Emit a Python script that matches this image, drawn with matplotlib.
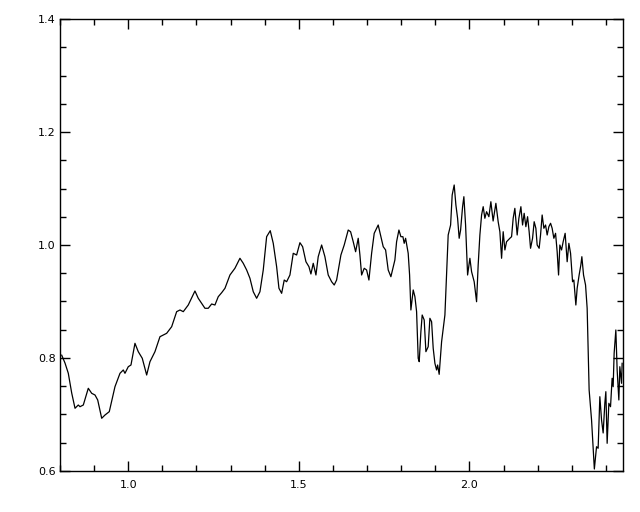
import matplotlib
matplotlib.use("Agg")
import matplotlib.pyplot as plt
from matplotlib.ticker import MultipleLocator, FormatStrFormatter

wavelength = [
    0.805, 0.8147, 0.8243, 0.8343, 0.8440, 0.8536, 0.8586, 0.8683, 0.8829, 0.8929,
    0.9026, 0.9105, 0.9222, 0.9319, 0.9444, 0.9611, 0.9758, 0.9855, 0.9904, 1.0001,
    1.0080, 1.0197, 1.0294, 1.0411, 1.0540, 1.0637, 1.0783, 1.0930, 1.1126, 1.1273,
    1.1419, 1.1516, 1.1613, 1.1759, 1.1955, 1.2052, 1.2248, 1.2345, 1.2445, 1.2541,
    1.2638, 1.2738, 1.2835, 1.2981, 1.3127, 1.3274, 1.3371, 1.3470, 1.3567, 1.3664,
    1.3763, 1.3860, 1.3957, 1.4056, 1.4162, 1.4250, 1.4349, 1.4417, 1.4496, 1.4572,
    1.4642, 1.4739, 1.4836, 1.4935, 1.5032, 1.5111, 1.5208, 1.5296, 1.5354, 1.5422,
    1.5501, 1.5568, 1.5668, 1.5764, 1.5861, 1.5961, 1.6037, 1.6107, 1.6233, 1.6330,
    1.6447, 1.6517, 1.6594, 1.6664, 1.6740, 1.6790, 1.6840, 1.6916,
    1.6986, 1.7054, 1.7133, 1.7209, 1.7326, 1.7405, 1.7473, 1.7543, 1.7619, 1.7698,
    1.7766,
    1.7815, 1.7865, 1.7933, 1.7991, 1.8050, 1.8088, 1.8129, 1.8205, 1.8246, 1.8284,
    1.8352, 1.8402, 1.8451, 1.8498, 1.8528, 1.8577, 1.8615, 1.8674, 1.8724, 1.8791,
    1.8841, 1.8891, 1.8938, 1.8988, 1.9037, 1.9067, 1.9113, 1.9184, 1.9281, 1.9377,
    1.9448, 1.9494, 1.9553, 1.9603, 1.9653, 1.9699, 1.9741, 1.9799, 1.9837, 1.9887,
    1.9946, 2.0013, 2.0063, 2.0139, 2.0209, 2.0256, 2.0306, 2.0356, 2.0403, 2.0452,
    2.0502, 2.0570, 2.0628, 2.0694,
    2.0775, 2.0842, 2.0892, 2.0942, 2.0989, 2.1039, 2.1088, 2.1135, 2.1185, 2.1235,
    2.1282, 2.1331, 2.1399, 2.1449, 2.1508, 2.1557, 2.1604, 2.1654, 2.1704, 2.1750,
    2.1791, 2.1850, 2.1897, 2.1947, 2.1985, 2.2043, 2.2084, 2.2131, 2.2181, 2.2231,
    2.2278, 2.2328, 2.2378, 2.2424, 2.2474, 2.2524, 2.2571, 2.2612, 2.2650, 2.2700,
    2.2747, 2.2805, 2.2864, 2.2914, 2.2964, 2.3022, 2.3060, 2.3119, 2.3157, 2.3215,
    2.3265, 2.3295, 2.3344, 2.3403, 2.3450, 2.3508, 2.3579, 2.3661,
    2.3725, 2.3772, 2.3822, 2.3872, 2.3919, 2.3969, 2.3998, 2.4036, 2.4086, 2.4135,
    2.4182, 2.4212, 2.4241, 2.4291, 2.4329, 2.4379, 2.4408, 2.4458, 2.4475,
]

flux = [
    0.805, 0.791, 0.773, 0.738, 0.711, 0.7168, 0.7138, 0.7168, 0.7464, 0.7375,
    0.7345, 0.7257, 0.6933, 0.6991, 0.705, 0.7492, 0.7729, 0.7788, 0.7729, 0.7846,
    0.7876, 0.826, 0.8112, 0.7995, 0.7699, 0.7935, 0.8112, 0.8377, 0.8437, 0.8554,
    0.882, 0.885, 0.882, 0.8938, 0.9186, 0.9057, 0.888, 0.888, 0.8956, 0.8938,
    0.9085, 0.9156, 0.9234, 0.9469, 0.9588, 0.9765, 0.9676, 0.9558, 0.9411, 0.9173,
    0.9057, 0.9173, 0.9558, 1.0147, 1.0253, 1.003, 0.9616, 0.9234, 0.9145, 0.938,
    0.935, 0.9469, 0.9853, 0.9823, 1.0041, 0.997, 0.9704, 0.9616, 0.9487, 0.9676,
    0.9469, 0.9793, 1.0, 0.9793, 0.9469, 0.935, 0.9292, 0.938, 0.9823, 1.0,
    1.0265, 1.0235, 1.0058, 0.9881, 1.0119, 0.9823, 0.9469, 0.9588,
    0.9558, 0.938, 0.9853, 1.0207, 1.0354, 1.0147, 0.997, 0.9912, 0.9558, 0.9439,
    0.9616,
    0.9735, 1.0058, 1.0265, 1.0147, 1.0147, 1.003, 1.0119, 0.9853, 0.9469, 0.885,
    0.9204, 0.9085, 0.882, 0.7995, 0.7935, 0.8465, 0.8761, 0.8673, 0.8112, 0.82,
    0.8703, 0.8642, 0.8172, 0.7906, 0.7788, 0.7876, 0.7711, 0.8288, 0.8761, 1.0177,
    1.0354, 1.0885, 1.1062, 1.0708, 1.0473, 1.0119, 1.0265, 1.0678, 1.0855, 1.0354,
    0.9469, 0.9765, 0.9527, 0.935, 0.8996, 0.9646, 1.0177, 1.0531, 1.0678, 1.0473,
    1.0589, 1.0501, 1.0766, 1.0425,
    1.0738, 1.0412, 1.0235, 0.9765, 1.0235, 0.9912, 1.0058, 1.0088, 1.0119, 1.0147,
    1.0473, 1.0649, 1.0177, 1.0473, 1.0678, 1.0354, 1.0561, 1.0324, 1.0501, 1.0235,
    0.9942, 1.0119, 1.0412, 1.0296, 1.0, 0.9942, 1.0177, 1.0531, 1.0296, 1.0354,
    1.0177, 1.0324, 1.0384, 1.0296, 1.0119, 1.0207, 0.9881, 0.9469, 1.0, 0.9912,
    1.0058, 1.0207, 0.9704, 1.003, 0.9853, 0.935, 0.938, 0.8938, 0.9234, 0.9469,
    0.9646, 0.9793, 0.9469, 0.9292, 0.888, 0.7434, 0.6903, 0.6035,
    0.643, 0.6402, 0.7315, 0.6903, 0.6673, 0.7204, 0.7404, 0.649, 0.7198, 0.7138,
    0.7641, 0.7492, 0.8083, 0.8496, 0.7788, 0.7257, 0.7846, 0.7552, 0.7906,
]

x_range = [0.8, 2.4486]
y_range = [0.6, 1.4]
x_ticks = [1.0, 1.5, 2.0]
y_ticks = [0.6, 0.8, 1.0, 1.2, 1.4]

fig = plt.figure(figsize=(6.4, 5.12), dpi=100)
ax = fig.add_axes([60 / 640, 41 / 512, 562.5 / 640, 452 / 512])
ax.plot(wavelength, flux, color="black", linewidth=0.9)
ax.set_xlim(x_range)
ax.set_ylim(y_range)
ax.set_xticks(x_ticks)
ax.set_yticks(y_ticks)
ax.xaxis.set_minor_locator(MultipleLocator(0.1))
ax.yaxis.set_minor_locator(MultipleLocator(0.05))
ax.xaxis.set_major_formatter(FormatStrFormatter("%.1f"))
ax.yaxis.set_major_formatter(FormatStrFormatter("%.1f"))
ax.tick_params(which="both", direction="in", top=True, right=True,
               width=1.0, colors="black", labelsize=8)
ax.tick_params(which="major", length=7.5)
ax.tick_params(which="minor", length=4)
ax.tick_params(axis="x", which="major", pad=6.5)
ax.tick_params(axis="y", which="major", pad=3)
for s in ax.spines.values():
    s.set_linewidth(1.0)
fig.savefig("out.png", dpi=100)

........

- **What you need to do**
Repeat the listing above exactly, with no pictures.

- **The solution**
Emit a Python script that matches this image, drawn with matplotlib.
import matplotlib
matplotlib.use("Agg")
import matplotlib.pyplot as plt
from matplotlib.ticker import MultipleLocator, FormatStrFormatter

wavelength = [
    0.805, 0.8147, 0.8243, 0.8343, 0.8440, 0.8536, 0.8586, 0.8683, 0.8829, 0.8929,
    0.9026, 0.9105, 0.9222, 0.9319, 0.9444, 0.9611, 0.9758, 0.9855, 0.9904, 1.0001,
    1.0080, 1.0197, 1.0294, 1.0411, 1.0540, 1.0637, 1.0783, 1.0930, 1.1126, 1.1273,
    1.1419, 1.1516, 1.1613, 1.1759, 1.1955, 1.2052, 1.2248, 1.2345, 1.2445, 1.2541,
    1.2638, 1.2738, 1.2835, 1.2981, 1.3127, 1.3274, 1.3371, 1.3470, 1.3567, 1.3664,
    1.3763, 1.3860, 1.3957, 1.4056, 1.4162, 1.4250, 1.4349, 1.4417, 1.4496, 1.4572,
    1.4642, 1.4739, 1.4836, 1.4935, 1.5032, 1.5111, 1.5208, 1.5296, 1.5354, 1.5422,
    1.5501, 1.5568, 1.5668, 1.5764, 1.5861, 1.5961, 1.6037, 1.6107, 1.6233, 1.6330,
    1.6447, 1.6517, 1.6594, 1.6664, 1.6740, 1.6790, 1.6840, 1.6916,
    1.6986, 1.7054, 1.7133, 1.7209, 1.7326, 1.7405, 1.7473, 1.7543, 1.7619, 1.7698,
    1.7766,
    1.7815, 1.7865, 1.7933, 1.7991, 1.8050, 1.8088, 1.8129, 1.8205, 1.8246, 1.8284,
    1.8352, 1.8402, 1.8451, 1.8498, 1.8528, 1.8577, 1.8615, 1.8674, 1.8724, 1.8791,
    1.8841, 1.8891, 1.8938, 1.8988, 1.9037, 1.9067, 1.9113, 1.9184, 1.9281, 1.9377,
    1.9448, 1.9494, 1.9553, 1.9603, 1.9653, 1.9699, 1.9741, 1.9799, 1.9837, 1.9887,
    1.9946, 2.0013, 2.0063, 2.0139, 2.0209, 2.0256, 2.0306, 2.0356, 2.0403, 2.0452,
    2.0502, 2.0570, 2.0628, 2.0694,
    2.0775, 2.0842, 2.0892, 2.0942, 2.0989, 2.1039, 2.1088, 2.1135, 2.1185, 2.1235,
    2.1282, 2.1331, 2.1399, 2.1449, 2.1508, 2.1557, 2.1604, 2.1654, 2.1704, 2.1750,
    2.1791, 2.1850, 2.1897, 2.1947, 2.1985, 2.2043, 2.2084, 2.2131, 2.2181, 2.2231,
    2.2278, 2.2328, 2.2378, 2.2424, 2.2474, 2.2524, 2.2571, 2.2612, 2.2650, 2.2700,
    2.2747, 2.2805, 2.2864, 2.2914, 2.2964, 2.3022, 2.3060, 2.3119, 2.3157, 2.3215,
    2.3265, 2.3295, 2.3344, 2.3403, 2.3450, 2.3508, 2.3579, 2.3661,
    2.3725, 2.3772, 2.3822, 2.3872, 2.3919, 2.3969, 2.3998, 2.4036, 2.4086, 2.4135,
    2.4182, 2.4212, 2.4241, 2.4291, 2.4329, 2.4379, 2.4408, 2.4458, 2.4475,
]

flux = [
    0.805, 0.791, 0.773, 0.738, 0.711, 0.7168, 0.7138, 0.7168, 0.7464, 0.7375,
    0.7345, 0.7257, 0.6933, 0.6991, 0.705, 0.7492, 0.7729, 0.7788, 0.7729, 0.7846,
    0.7876, 0.826, 0.8112, 0.7995, 0.7699, 0.7935, 0.8112, 0.8377, 0.8437, 0.8554,
    0.882, 0.885, 0.882, 0.8938, 0.9186, 0.9057, 0.888, 0.888, 0.8956, 0.8938,
    0.9085, 0.9156, 0.9234, 0.9469, 0.9588, 0.9765, 0.9676, 0.9558, 0.9411, 0.9173,
    0.9057, 0.9173, 0.9558, 1.0147, 1.0253, 1.003, 0.9616, 0.9234, 0.9145, 0.938,
    0.935, 0.9469, 0.9853, 0.9823, 1.0041, 0.997, 0.9704, 0.9616, 0.9487, 0.9676,
    0.9469, 0.9793, 1.0, 0.9793, 0.9469, 0.935, 0.9292, 0.938, 0.9823, 1.0,
    1.0265, 1.0235, 1.0058, 0.9881, 1.0119, 0.9823, 0.9469, 0.9588,
    0.9558, 0.938, 0.9853, 1.0207, 1.0354, 1.0147, 0.997, 0.9912, 0.9558, 0.9439,
    0.9616,
    0.9735, 1.0058, 1.0265, 1.0147, 1.0147, 1.003, 1.0119, 0.9853, 0.9469, 0.885,
    0.9204, 0.9085, 0.882, 0.7995, 0.7935, 0.8465, 0.8761, 0.8673, 0.8112, 0.82,
    0.8703, 0.8642, 0.8172, 0.7906, 0.7788, 0.7876, 0.7711, 0.8288, 0.8761, 1.0177,
    1.0354, 1.0885, 1.1062, 1.0708, 1.0473, 1.0119, 1.0265, 1.0678, 1.0855, 1.0354,
    0.9469, 0.9765, 0.9527, 0.935, 0.8996, 0.9646, 1.0177, 1.0531, 1.0678, 1.0473,
    1.0589, 1.0501, 1.0766, 1.0425,
    1.0738, 1.0412, 1.0235, 0.9765, 1.0235, 0.9912, 1.0058, 1.0088, 1.0119, 1.0147,
    1.0473, 1.0649, 1.0177, 1.0473, 1.0678, 1.0354, 1.0561, 1.0324, 1.0501, 1.0235,
    0.9942, 1.0119, 1.0412, 1.0296, 1.0, 0.9942, 1.0177, 1.0531, 1.0296, 1.0354,
    1.0177, 1.0324, 1.0384, 1.0296, 1.0119, 1.0207, 0.9881, 0.9469, 1.0, 0.9912,
    1.0058, 1.0207, 0.9704, 1.003, 0.9853, 0.935, 0.938, 0.8938, 0.9234, 0.9469,
    0.9646, 0.9793, 0.9469, 0.9292, 0.888, 0.7434, 0.6903, 0.6035,
    0.643, 0.6402, 0.7315, 0.6903, 0.6673, 0.7204, 0.7404, 0.649, 0.7198, 0.7138,
    0.7641, 0.7492, 0.8083, 0.8496, 0.7788, 0.7257, 0.7846, 0.7552, 0.7906,
]

x_range = [0.8, 2.4486]
y_range = [0.6, 1.4]
x_ticks = [1.0, 1.5, 2.0]
y_ticks = [0.6, 0.8, 1.0, 1.2, 1.4]

fig = plt.figure(figsize=(6.4, 5.12), dpi=100)
ax = fig.add_axes([60 / 640, 41 / 512, 562.5 / 640, 452 / 512])
ax.plot(wavelength, flux, color="black", linewidth=0.9)
ax.set_xlim(x_range)
ax.set_ylim(y_range)
ax.set_xticks(x_ticks)
ax.set_yticks(y_ticks)
ax.xaxis.set_minor_locator(MultipleLocator(0.1))
ax.yaxis.set_minor_locator(MultipleLocator(0.05))
ax.xaxis.set_major_formatter(FormatStrFormatter("%.1f"))
ax.yaxis.set_major_formatter(FormatStrFormatter("%.1f"))
ax.tick_params(which="both", direction="in", top=True, right=True,
               width=1.0, colors="black", labelsize=8)
ax.tick_params(which="major", length=7.5)
ax.tick_params(which="minor", length=4)
ax.tick_params(axis="x", which="major", pad=6.5)
ax.tick_params(axis="y", which="major", pad=3)
for s in ax.spines.values():
    s.set_linewidth(1.0)
fig.savefig("out.png", dpi=100)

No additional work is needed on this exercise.